From the first line of the data below through the line bearing "(0,0) rectangle (1403,1321);", reproduce each line exactly; do not include pictures.

═════ SUPPLIED MATERIAL ═════

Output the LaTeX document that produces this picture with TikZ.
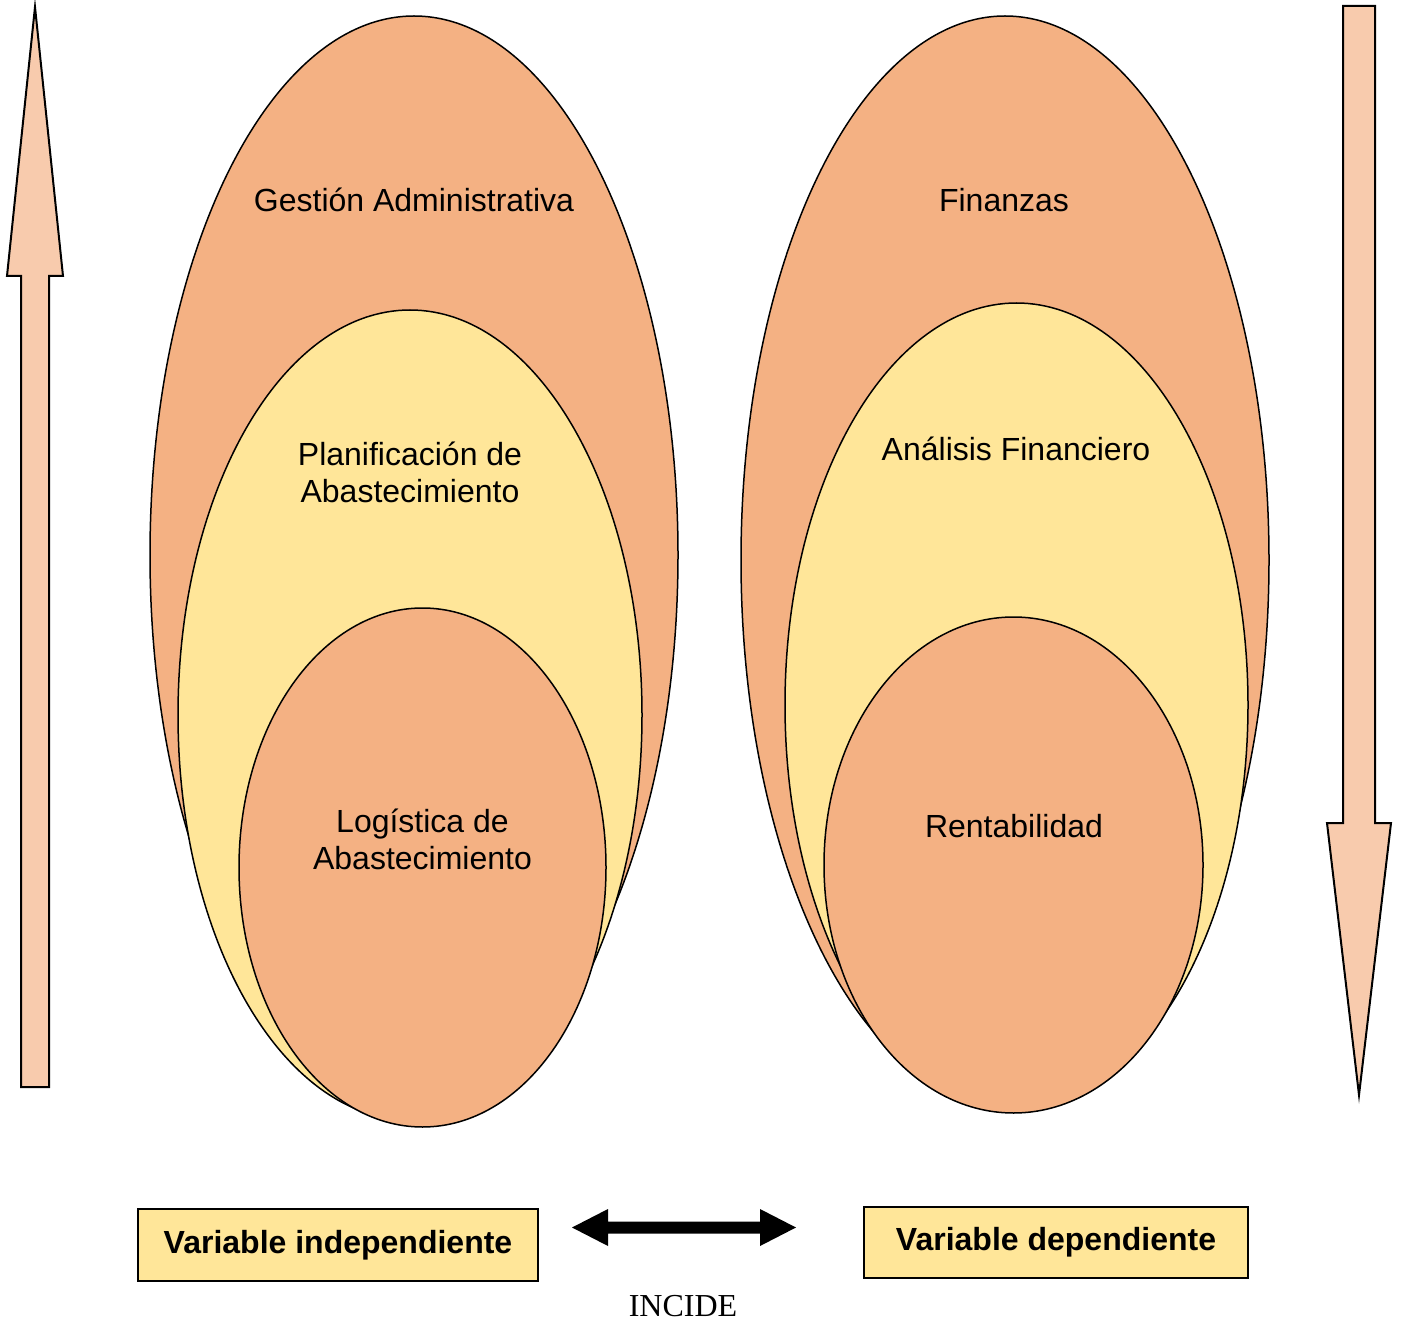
\documentclass[tikz,border=0pt]{standalone}
\usepackage{fontspec}
\setmainfont{Liberation Serif}
\newfontfamily\arialfont{Liberation Sans}
\definecolor{salmon}{HTML}{F4B183}
\definecolor{paleyellow}{HTML}{FFE699}
\definecolor{peach}{HTML}{F8CBAD}
\tikzset{
  oval/.style={draw=black, line width=1.5pt},
  arrowshape/.style={draw=black, fill=peach, line width=2pt, line join=miter},
  ovaltext/.style={font=\arialfont\fontsize{32}{37}\selectfont, inner sep=0pt, anchor=base},
  varbox/.style={draw=black, fill=paleyellow, line width=2pt, inner sep=0pt,
    font=\arialfont\bfseries\fontsize{32}{37}\selectfont},
}
\begin{document}
\begin{tikzpicture}[x=1pt, y=-1pt]
\useasboundingbox (0,0) rectangle (1403,1321);

% vertical direction arrows
\filldraw[arrowshape] (21,1087) -- (21,276) -- (7,276) -- (35,7) -- (63,276)
  -- (49,276) -- (49,1087) -- cycle;
\filldraw[arrowshape] (1343,6) -- (1375,6) -- (1375,823) -- (1391,823)
  -- (1359,1095) -- (1327,823) -- (1343,823) -- cycle;

% independent variable: nested ellipses
\filldraw[oval, fill=salmon] (414,555) ellipse [x radius=264, y radius=539];
\filldraw[oval, fill=paleyellow] (410,715) ellipse [x radius=232, y radius=405];
\filldraw[oval, fill=salmon] (422.5,867.5) ellipse [x radius=183.5, y radius=259.5];

% dependent variable: nested ellipses
\filldraw[oval, fill=salmon] (1005,560) ellipse [x radius=264, y radius=544];
\filldraw[oval, fill=paleyellow] (1016.5,705) ellipse [x radius=231.5, y radius=402];
\filldraw[oval, fill=salmon] (1013.5,865) ellipse [x radius=189.5, y radius=248];

% ellipse labels
\node[ovaltext] (gest) at (414,211.5) {Gestión Administrativa};
\node[ovaltext] (plan1) at (410,465.5) {Planificación de};
\node[ovaltext] (plan2) at (410,502.5) {Abastecimiento};
\node[ovaltext] (log1) at (422.5,832.5) {Logística de};
\node[ovaltext] (log2) at (422.5,869.5) {Abastecimiento};
\node[ovaltext] (fin) at (1004,211.5) {Finanzas};
\node[ovaltext] (anal) at (1016,460.5) {Análisis Financiero};
\node[ovaltext] (rent) at (1014,837.5) {Rentabilidad};

% variable boxes
\node[varbox, minimum width=400pt, minimum height=72pt] (indep) at (338,1245)
  {Variable independiente};
\node[varbox, minimum width=384pt, minimum height=71pt] (dep) at (1056,1242.5)
  {Variable dependiente};

% double-headed arrow between the boxes
\fill[black] (572,1227.5) -- (608,1209) -- (608,1221.5) -- (760,1221.5)
  -- (760,1209) -- (796,1227.5) -- (760,1246) -- (760,1233.5)
  -- (608,1233.5) -- (608,1246) -- cycle;
\node[font=\fontsize{32}{37}\selectfont, inner sep=0pt, anchor=base] (incide)
  at (683,1316.5) {INCIDE};
\end{tikzpicture}
\end{document}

═════

[RESPONSE TO THE TASK]
Output the LaTeX document that produces this picture with TikZ.
\documentclass[tikz,border=0pt]{standalone}
\usepackage{fontspec}
\setmainfont{Liberation Serif}
\newfontfamily\arialfont{Liberation Sans}
\definecolor{salmon}{HTML}{F4B183}
\definecolor{paleyellow}{HTML}{FFE699}
\definecolor{peach}{HTML}{F8CBAD}
\tikzset{
  oval/.style={draw=black, line width=1.5pt},
  arrowshape/.style={draw=black, fill=peach, line width=2pt, line join=miter},
  ovaltext/.style={font=\arialfont\fontsize{32}{37}\selectfont, inner sep=0pt, anchor=base},
  varbox/.style={draw=black, fill=paleyellow, line width=2pt, inner sep=0pt,
    font=\arialfont\bfseries\fontsize{32}{37}\selectfont},
}
\begin{document}
\begin{tikzpicture}[x=1pt, y=-1pt]
\useasboundingbox (0,0) rectangle (1403,1321);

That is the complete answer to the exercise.